Over 20 years ago I started working with students as evaluators . Kids worked with me to design and carry out evaluations of specific programs in which they were involved. While I provided technical assistance; these were their evaluations. The students determined the questions to be asked and how they would get the answers. They collected and analyzed the data and presented their data-based conclusions and recommendations to the program directors. This was real--we only worked with program people made a commitment either to implement the students' recommendations or to explain why they wouldn't or couldn't do so.

The work was good and the experience useful to all in great part because the work was real and the students were in charge.

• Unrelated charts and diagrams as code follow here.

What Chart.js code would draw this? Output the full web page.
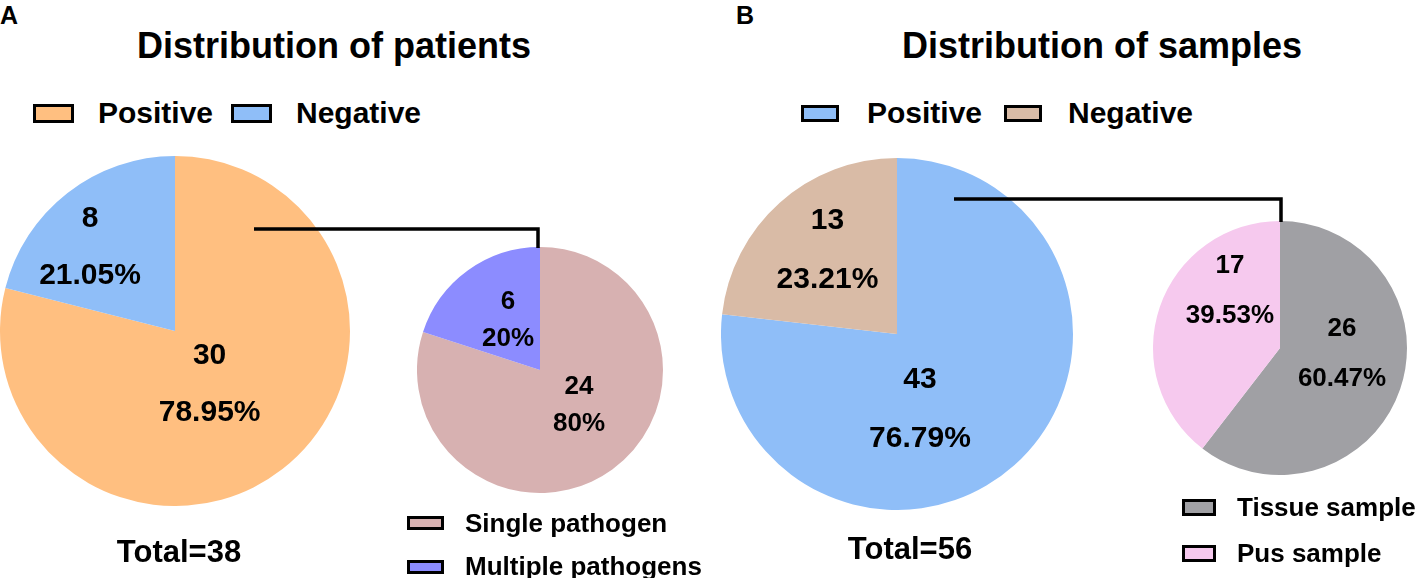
<!DOCTYPE html>
<html>
<head>
<meta charset="utf-8">
<script src="https://cdn.jsdelivr.net/npm/chart.js@4.4.1/dist/chart.umd.min.js"></script>
<style>
html,body{margin:0;padding:0;background:#fff;}
#stage{position:relative;width:1418px;height:578px;overflow:hidden;background:#fff;
  font-family:'Liberation Sans',Arial,Helvetica,sans-serif;font-weight:bold;color:#000;}
#stage canvas{position:absolute;}
.t{position:absolute;white-space:nowrap;line-height:1;}
.box{position:absolute;box-sizing:border-box;border:3px solid #000;}
#links{position:absolute;left:0;top:0;}
</style>
</head>
<body>
<div id="stage"></div>
<script>
// ---------------- data ----------------
const panelLetters = ['A', 'B'];
const panelTitles = ['Distribution of patients', 'Distribution of samples'];

const patientCategories = ['Positive', 'Negative'];
const patientValues = [30, 8];
const patientColors = ['#FFBF80', '#8FBEF8'];

const pathogenCategories = ['Single pathogen', 'Multiple pathogens'];
const pathogenValues = [24, 6];
const pathogenColors = ['#D7B1B1', '#8C8CFF'];

const sampleCategories = ['Positive', 'Negative'];
const sampleValues = [43, 13];
const sampleColors = ['#8FBEF8', '#D9BBA6'];

const sampleTypeCategories = ['Tissue sample', 'Pus sample'];
const sampleTypeValues = [26, 17];
const sampleTypeColors = ['#A0A0A4', '#F6C9EE'];

// ---------------- helpers ----------------
const FONT = "'Liberation Sans', Arial, Helvetica, sans-serif";
const stage = document.getElementById('stage');
const sum = a => a.reduce((s, v) => s + v, 0);
function pct(v, total) {
  return parseFloat((v / total * 100).toFixed(2)) + '%';
}
// place text: capCenterY = vertical middle of capitals
function addText(str, x, capCenterY, size, align) {
  const d = document.createElement('div');
  d.className = 't';
  d.textContent = str;
  d.style.fontSize = size + 'px';
  d.style.top = (capCenterY - 0.482 * size) + 'px';
  if (align === 'center') {
    d.style.left = (x - 500) + 'px';
    d.style.width = '1000px';
    d.style.textAlign = 'center';
  } else {
    d.style.left = x + 'px';
  }
  stage.appendChild(d);
}
function addBox(color, x, y, w, h) {
  const b = document.createElement('div');
  b.className = 'box';
  b.style.left = x + 'px'; b.style.top = y + 'px';
  b.style.width = w + 'px'; b.style.height = h + 'px';
  b.style.background = color;
  stage.appendChild(b);
}

const sliceLabels = {
  id: 'sliceLabels',
  afterDatasetsDraw(chart, args, opts) {
    const meta = chart.getDatasetMeta(0);
    const vals = chart.data.datasets[0].data;
    const total = sum(vals);
    const ctx = chart.ctx;
    ctx.save();
    ctx.font = 'bold ' + opts.size + 'px ' + FONT;
    ctx.fillStyle = '#000';
    ctx.textAlign = 'center';
    ctx.textBaseline = 'alphabetic';
    const cap = opts.size * 0.3645;
    meta.data.forEach((arc, i) => {
      const p = arc.getProps(['x', 'y', 'startAngle', 'endAngle', 'outerRadius'], true);
      const a = p.startAngle + (p.endAngle - p.startAngle) * opts.angleFrac[i];
      const r = p.outerRadius * opts.radFrac[i];
      const cx = p.x + Math.cos(a) * r;
      const cy = p.y + Math.sin(a) * r;
      ctx.fillText(String(vals[i]), cx, cy - opts.gap / 2 + cap);
      ctx.fillText(pct(vals[i], total), cx, cy + opts.gap / 2 + cap);
    });
    ctx.restore();
  }
};

function makePie(left, top, size, labels, values, colors, labelOpts) {
  const c = document.createElement('canvas');
  c.width = size; c.height = size;
  c.style.left = left + 'px'; c.style.top = top + 'px';
  c.style.width = size + 'px'; c.style.height = size + 'px';
  stage.appendChild(c);
  return new Chart(c, {
    type: 'pie',
    data: {
      labels: labels,
      datasets: [{ data: values, backgroundColor: colors, borderWidth: 0, hoverOffset: 0 }]
    },
    options: {
      responsive: false,
      maintainAspectRatio: false,
      animation: false,
      events: [],
      layout: { padding: 0 },
      plugins: {
        legend: { display: false },
        tooltip: { enabled: false },
        title: { display: false },
        sliceLabels: labelOpts
      }
    },
    plugins: [sliceLabels]
  });
}

// ---------------- panel letters & titles ----------------
addText(panelLetters[0], 0, 15, 25, 'left');
addText(panelLetters[1], 736, 15, 25, 'left');
addText(panelTitles[0], 137, 45, 36, 'left');
addText(panelTitles[1], 902, 45, 36, 'left');

// ---------------- top legends ----------------
addBox(patientColors[0], 33, 104, 41, 19);
addText(patientCategories[0], 98, 112, 30, 'left');
addBox(patientColors[1], 231, 104, 41, 19);
addText(patientCategories[1], 296, 112, 30, 'left');

addBox(sampleColors[0], 801, 105, 38, 17);
addText(sampleCategories[0], 867, 112, 30, 'left');
addBox(sampleColors[1], 1004, 105, 38, 17);
addText(sampleCategories[1], 1068, 112, 30, 'left');

// ---------------- pies ----------------
makePie(0, 156, 350, patientCategories, patientValues, patientColors,
  { size: 30, gap: 57, angleFrac: [0.513, 0.413], radFrac: [0.352, 0.693] });
makePie(417, 247, 246, pathogenCategories, pathogenValues, pathogenColors,
  { size: 26, gap: 37, angleFrac: [0.452, 0.558], radFrac: [0.415, 0.493] });
makePie(721, 158, 352, sampleCategories, sampleValues, sampleColors,
  { size: 30, gap: 59, angleFrac: [0.588, 0.536], radFrac: [0.435, 0.631] });
makePie(1153, 221, 254, sampleTypeCategories, sampleTypeValues, sampleTypeColors,
  { size: 26, gap: 50, angleFrac: [0.430, 0.720], radFrac: [0.489, 0.615] });

// ---------------- connectors ----------------
const svgNS = 'http://www.w3.org/2000/svg';
const svg = document.createElementNS(svgNS, 'svg');
svg.setAttribute('id', 'links');
svg.setAttribute('width', '1418');
svg.setAttribute('height', '578');
[['254,229 538,229 538,248'], ['954,199 1281,199 1281,222']].forEach(p => {
  const pl = document.createElementNS(svgNS, 'polyline');
  pl.setAttribute('points', p[0]);
  pl.setAttribute('fill', 'none');
  pl.setAttribute('stroke', '#000');
  pl.setAttribute('stroke-width', '3.5');
  pl.setAttribute('stroke-linejoin', 'miter');
  svg.appendChild(pl);
});
stage.appendChild(svg);

// ---------------- small legends ----------------
addBox(pathogenColors[0], 407, 516, 37, 14);
addText(pathogenCategories[0], 465, 523, 26, 'left');
addBox(pathogenColors[1], 407, 560, 37, 14);
addText(pathogenCategories[1], 465, 566, 26, 'left');

addBox(sampleTypeColors[0], 1182, 499, 34, 17);
addText(sampleTypeCategories[0], 1237, 507, 26, 'left');
addBox(sampleTypeColors[1], 1182, 545, 34, 17);
addText(sampleTypeCategories[1], 1237, 553, 26, 'left');

// ---------------- totals ----------------
addText('Total=' + sum(patientValues), 179, 551, 31, 'center');
addText('Total=' + sum(sampleValues), 910, 548, 31, 'center');
</script>
</body>
</html>
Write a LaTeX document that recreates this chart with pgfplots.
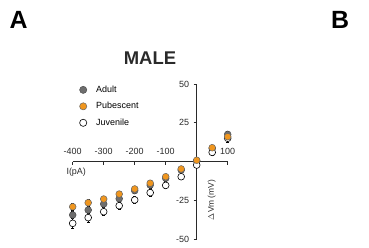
\documentclass[border=0pt]{standalone}
\usepackage{pgfplots}
\pgfplotsset{compat=1.18}
\usepackage{fontspec}
\setmainfont{Liberation Sans}
\definecolor{adultgray}{HTML}{6E6E6E}
\definecolor{puborange}{HTML}{F0961E}
\definecolor{axisgray}{HTML}{2A2A2A}
\begin{document}
\begin{tikzpicture}[x=1bp,y=1bp]
\useasboundingbox (0,0) rectangle (369,248);
\node[font=\fontsize{25}{25}\selectfont\bfseries] at (18.5,228) {A};
\node[font=\fontsize{25}{25}\selectfont\bfseries] at (340,228) {B};
\node[font=\fontsize{18.5}{18.5}\selectfont\bfseries, text=axisgray] at (150,190.3) {MALE};
\begin{axis}[
  at={(72.7bp,9bp)}, anchor=south west,
  x=0.31bp, y=1.55bp,
  xmin=-400, xmax=100, ymin=-50, ymax=50,
  enlargelimits=false,
  axis lines=middle,
  axis line style={-, axisgray, line width=1.1pt},
  tick align=outside,
  major tick length=3bp,
  tick style={axisgray, line width=1pt},
  xtick={-400,-300,-200,-100,100},
  xticklabels={-400,-300,-200,-100,100},
  ytick={-50,-25,25,50},
  yticklabels={-50,-25,25,50},
  xticklabel style={anchor=south, yshift=6bp, font=\fontsize{9}{9}\selectfont, text=axisgray},
  yticklabel style={font=\fontsize{9}{9}\selectfont, text=axisgray, xshift=-1bp},
  clip=false,
  legend style={draw=none, fill=none, at={(axis cs:-388,51.5)}, anchor=north west,
     font=\fontsize{9}{9}\selectfont, row sep=4.5bp, cells={anchor=west}},
  legend image code/.code={\path[draw=none,fill=none] (-3.6bp,-0.1bp) rectangle (11bp,0.1bp); \draw[#1] plot coordinates {(0bp,0bp)};},
  error bars/y dir=both, error bars/y explicit,
  error bars/error bar style={black, line width=0.8pt},
  error bars/error mark options={black, line width=0.8pt, mark size=1.5bp, rotate=90},
]
\addlegendimage{only marks, mark=*, mark size=3.6bp, mark options={fill=adultgray, draw=black!70, line width=0.5pt}}
\addlegendentry{Adult}
\addlegendimage{only marks, mark=*, mark size=3.6bp, mark options={fill=puborange, draw=black!60, line width=0.5pt}}
\addlegendentry{Pubescent}
\addlegendimage{only marks, mark=*, mark size=3.6bp, mark options={fill=white, draw=black, line width=0.6pt}}
\addlegendentry{Juvenile}
\addplot[forget plot, only marks, mark=*, mark size=3.4bp, mark options={fill=adultgray, draw=black!70, line width=0.5pt}]
  table[x=x, y=y, y error=e] {
x y e
-400 -34.5 2.5
-350 -31.3 2.5
-300 -27.4 2.3
-250 -24.0 2.2
-200 -18.8 2.0
-150 -15.2 2.0
-100 -10.8 1.8
-50 -5.5 1.5
0 0.3 1.0
50 8.4 1.8
100 17.5 2.0
};
\addplot[forget plot, only marks, mark=*, mark size=3.4bp, mark options={fill=white, draw=black, line width=0.6pt}]
  table[x=x, y=y, y error=e] {
x y e
-400 -39.9 3.0
-350 -36.2 2.8
-300 -32.4 2.6
-250 -28.5 2.5
-200 -24.8 2.4
-150 -20.1 2.2
-100 -15.4 2.0
-50 -9.8 1.8
0 -2.3 1.2
50 5.9 1.8
100 15.0 2.5
};
\addplot[forget plot, only marks, mark=*, mark size=3.4bp, mark options={fill=puborange, draw=black!60, line width=0.5pt}]
  table[x=x, y=y, y error=e] {
x y e
-400 -29.2 2.2
-350 -26.6 2.2
-300 -24.2 2.0
-250 -21.0 2.0
-200 -17.7 1.8
-150 -14.0 1.8
-100 -9.8 1.6
-50 -4.8 1.4
0 0.8 1.0
50 8.9 1.6
100 16.0 1.8
};
\end{axis}
\node[font=\fontsize{9}{9}\selectfont, text=axisgray, anchor=west] at (63,76.3) {I(pA)};
\node[font=\fontsize{8.4}{9}\selectfont, text=axisgray, rotate=90] at (211.7,48) {$\Delta$Vm (mV)};
\end{tikzpicture}
\end{document}
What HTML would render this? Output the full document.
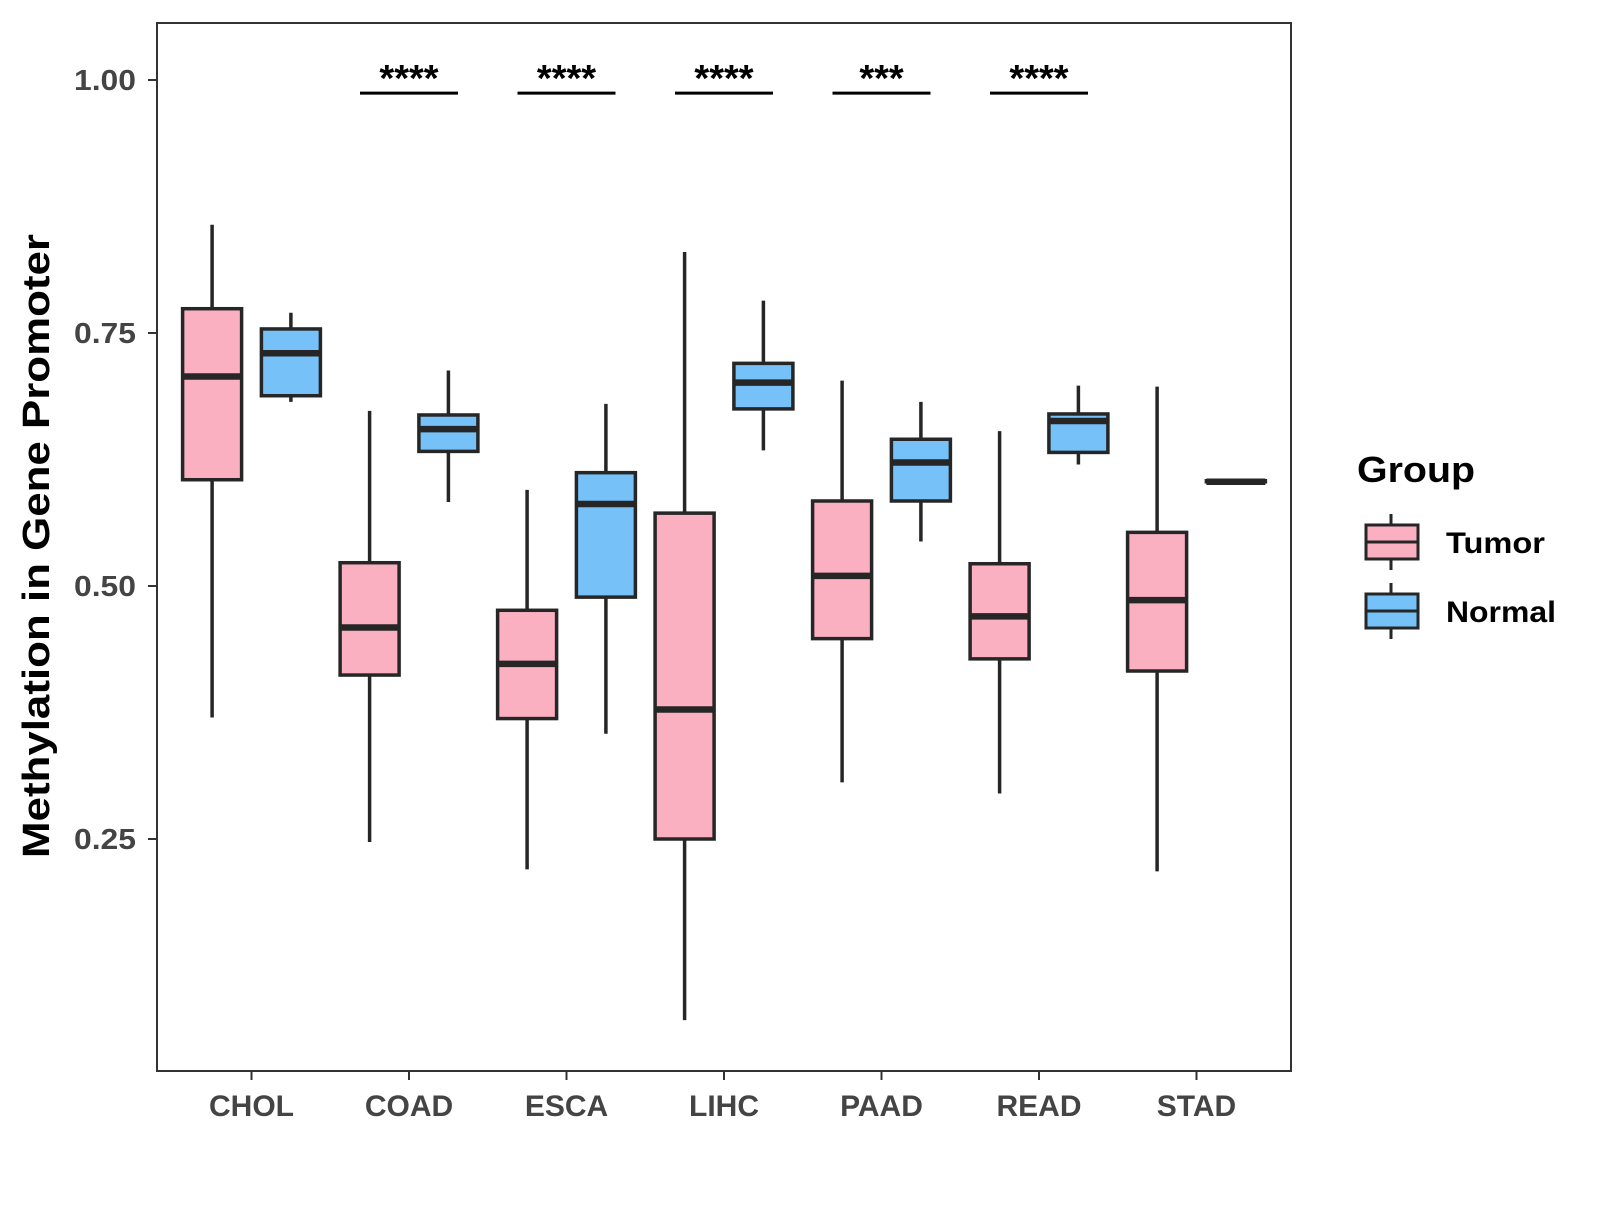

I always thought if it worked in evaluation, it would work in research. It turns out I was right.

Blackawton Bees is an article published in Biology Letters by 25 8 to 10 year olds and a couple of grown ups.

Their results:

We discovered that bumble-bees can use a combination of colour and spatial relationships in deciding which colour of flower to forage from. We also discovered that science is cool and fun because you get to do stuff that no one has ever done before.

A companion paper explained:

The research was conceived, carried out, summarized and written up by a class of 8 to 10 years olds in Devon, England under the light supervision of a teacher and a research scientist. The result is a significant piece of research giving a novel insight in the colour and pattern vision of the bee. Using well-established experimental procedures that were invented by John Lubbock [5] for the study of colour vision in bees and later implemented by a Nobel Prize winner [6], the results provide convincing evidence that bees can transpose between learned colour, pattern and spatial cues when encountering changes in a coloured scene.

Students as researchers, now that's a concept!